In a long 2008 report on the Ampatuan clan's influence and strength, reporter Jaileen Jimeno wrote that "only one family wields real power in Maguindanao: the Ampatuans, led by... acknowledged patriarch, Governor Andal Ampatuan." She quotes Michael Mastura, a former congressman from Maguindanao, as saying of Ampatuan's local power, "the word ‘impunity’ does not even suit it.”
He has cultivated the relationship with the presidential palace by running a reliable election machine in his area. Ampatuan was widely alleged to have rigged the local vote in the 2004 election, which saw ARMM vote overwhelmingly for Arroyo. In 2005, his son Zaldy became ARMM governor. In Zaldy's last reelection, in 2008, he received 90 percent of the vote. In 2007, all 12 candidates whom Arroyo had backed for senator in Maguindanao won. After that election, local school administrator Musa Dimasidsing told a national commission on electoral fraud that he'd personally witnessed ballot stuffing. He was murdered with a shot to the head soon after. Mr. Dimasidsing's murder remains unsolved.
In 2006, Arroyo issued Executive Order 546, which legalized the then-informal, and technically illegal, paramilitary groups of men like Ampatuan. "The (Philippines National Police) is hereby authorized to deputize the [paramilitaries] as force multipliers in the implementation of the peace and order plan," Arroyo's order reads. The order's effect was to institutionalize paramilitary groups like Ampatuan's across the country.

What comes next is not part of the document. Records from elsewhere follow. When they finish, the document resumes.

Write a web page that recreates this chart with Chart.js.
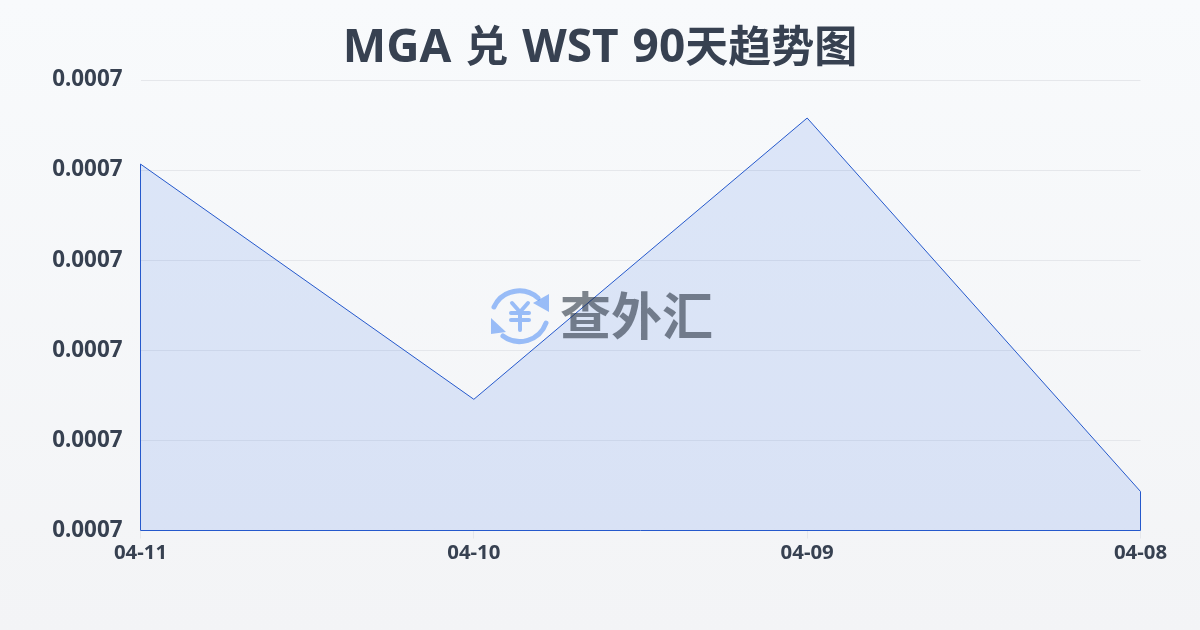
<!DOCTYPE html>
<html>
<head>
<meta charset="utf-8">
<script src="https://cdn.jsdelivr.net/npm/chart.js@4/dist/chart.umd.min.js"></script>
<style>
    html, body { margin: 0; padding: 0; }
    body {
        width: 1200px;
        height: 630px;
        overflow: hidden;
        position: relative;
        background: linear-gradient(180deg, #f8fafc 0%, #f3f4f6 100%);
    }
    #chart { position: absolute; left: 0; top: 0; }
    #title {
        position: absolute;
        left: 0;
        top: 8px;
        width: 1200px;
        text-align: center;
        font: 700 46px/70px "Noto Sans", "Noto Sans CJK SC", sans-serif;
        word-spacing: 2px;
        color: #374151;
        white-space: pre;
    }
    #title span { font-size: 43px; font-family: "Noto Sans CJK SC", sans-serif; }
    #logo-icon { position: absolute; left: 0; top: 0; pointer-events: none; }
    #logo-text {
        position: absolute;
        left: 560px;
        top: 278px;
        font: 700 51px/70px "Noto Sans CJK SC", sans-serif;
        color: rgba(31, 41, 55, 0.56);
        white-space: nowrap;
    }
</style>
</head>
<body>
<canvas id="chart" width="1200" height="630"></canvas>
<div id="title"></div>
<svg id="logo-icon" width="1200" height="630" viewBox="0 0 1200 630">
    <g fill="none" stroke="rgba(59,130,246,0.5)" stroke-width="5" stroke-linecap="round" stroke-linejoin="round">
        <path d="M494 307 A28 28 0 0 1 538 298"/>
        <path d="M546 323 A28 28 0 0 1 503 336"/>
        <path d="M512 303 L520 312 L528 303 M511 313 H529 M511 320 H529 M520 312 V330" stroke-width="4"/>
    </g>
    <g fill="rgba(59,130,246,0.5)">
        <path d="M549 312 L549 294 L533 303 Z"/>
        <path d="M491 318 L491 334 L506 332 Z"/>
    </g>
</svg>
<div id="logo-text">查外汇</div>
<script>
const dates = ['04-11', '04-10', '04-09', '04-08'];
const rates = [0.00072067, 0.00069456, 0.00072578, 0.00068433];
const yMin = 0.00068;
const yMax = 0.00073;
const yStep = 0.00001;
// latin and CJK runs of the title are different sizes in the reference
const titleParts = ['MGA ', '兑', ' WST 90', '天趋势图'];

const textColor = '#374151';
const lineColor = '#2559cc';
const fontFamily = '"Noto Sans", "Noto Sans CJK SC", sans-serif';

const titleEl = document.getElementById('title');
titleParts.forEach((part, i) => {
    const node = i % 2 ? document.createElement('span') : document.createTextNode(part);
    if (i % 2) node.textContent = part;
    titleEl.appendChild(node);
});

// Chart.js does not stroke the baseline of a filled line, the reference does
const closeOutline = {
    id: 'closeOutline',
    afterDatasetsDraw(chart) {
        const points = chart.getDatasetMeta(0).data;
        const base = chart.scales.y.getPixelForValue(yMin);
        const ctx = chart.ctx;
        ctx.save();
        ctx.strokeStyle = lineColor;
        ctx.lineWidth = 1;
        ctx.beginPath();
        ctx.moveTo(points[0].x, points[0].y);
        ctx.lineTo(points[0].x, base);
        ctx.lineTo(points[points.length - 1].x, base);
        ctx.lineTo(points[points.length - 1].x, points[points.length - 1].y);
        ctx.stroke();
        ctx.restore();
    }
};

new Chart(document.getElementById('chart').getContext('2d'), {
    type: 'line',
    data: {
        labels: dates,
        datasets: [{
            data: rates,
            borderColor: lineColor,
            borderWidth: 1,
            backgroundColor: 'rgba(37, 99, 235, 0.13)',
            fill: 'start',
            tension: 0,
            pointRadius: 0
        }]
    },
    options: {
        responsive: false,
        animation: false,
        layout: { padding: { left: 52.5, right: 59.5, top: 80, bottom: 49.5 } },
        plugins: {
            legend: { display: false },
            tooltip: { enabled: false }
        },
        scales: {
            x: {
                offset: false,
                afterFit(scale) { scale.height = 50; },
                grid: { color: '#e5e7eb', drawOnChartArea: false, tickLength: 8 },
                border: { display: false },
                ticks: {
                    color: textColor,
                    font: { family: fontFamily, size: 20.4, weight: 'bold' },
                    padding: 2,
                    maxRotation: 0,
                    autoSkip: false
                }
            },
            y: {
                min: yMin,
                max: yMax,
                afterFit(scale) { scale.width = 88; },
                grid: { color: '#e5e7eb', drawTicks: false },
                border: { display: false },
                ticks: {
                    stepSize: yStep,
                    color: textColor,
                    font: { family: fontFamily, size: 22.4, weight: 'bold' },
                    padding: 18,
                    callback: value => value.toFixed(4)
                }
            }
        }
    },
    plugins: [closeOutline]
});
</script>
</body>
</html>
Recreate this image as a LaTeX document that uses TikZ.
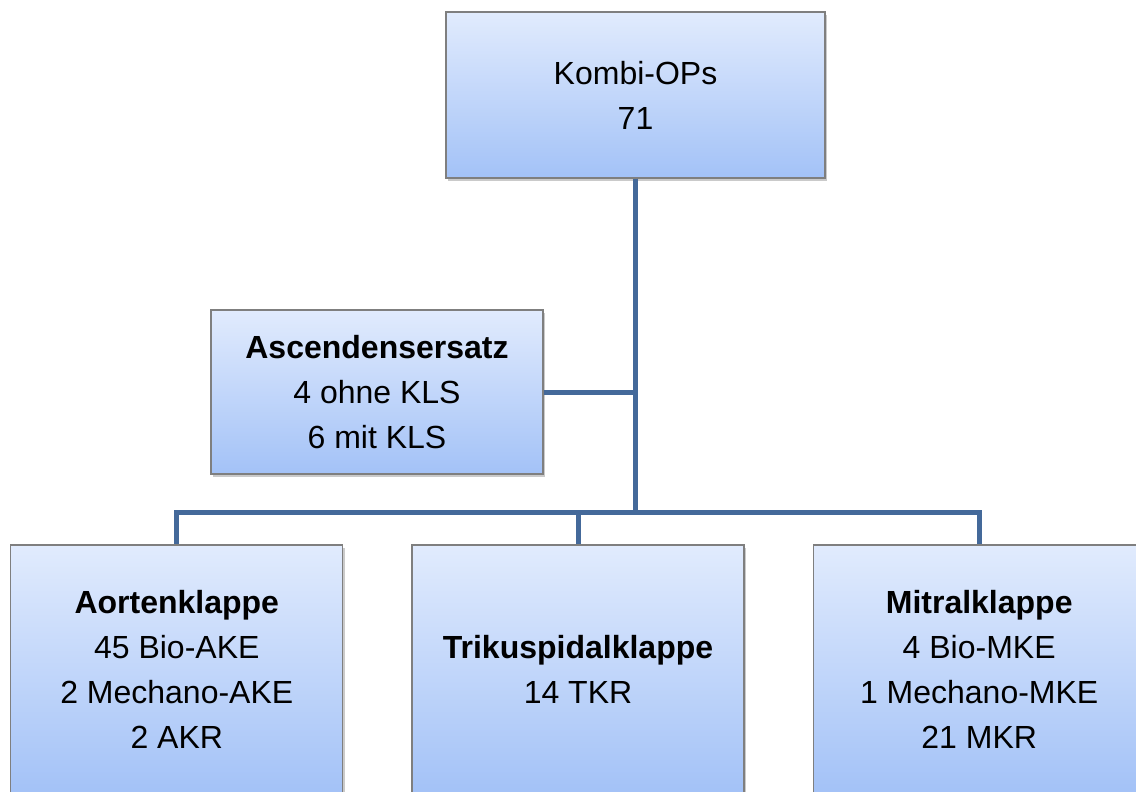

At least four of Ampatuan's sons are also town mayors and most of them have gunmen of their own. Estimates of the size of his own personal militia range from 200-500. He often travels in a convoy with "technicals," pickup trucks with 50-caliber machine guns mounted on the load bed, armed by loyalists and family members.
"Arroyo returns the favors by letting (The Ampatuans') rule Maguindanao like a fiefdom," Jarius Bondoc wrote in The Philippine Star. "All economic initiatives need the Ampatuans’ assent; state funds are released through them. Even the posting of police and military generals are cleared with them."
Ampatuan has been a target of violence himself. In 2006, he survived an ambush that he said was laid by the MILF. The group denied trying to kill Ampatuan, but the former governor's personal gunmen have often fought with the MILF. The group said it had killed 20 of Ampatuan's militiamen in a firefight in 2006.
More violence could be in the offing. Though the government is hoping that the state of emergency will tamp down the situation, the Mangudadatus are powerful in their own right. Blood feuds in Mindanao traditionally run long, and hot.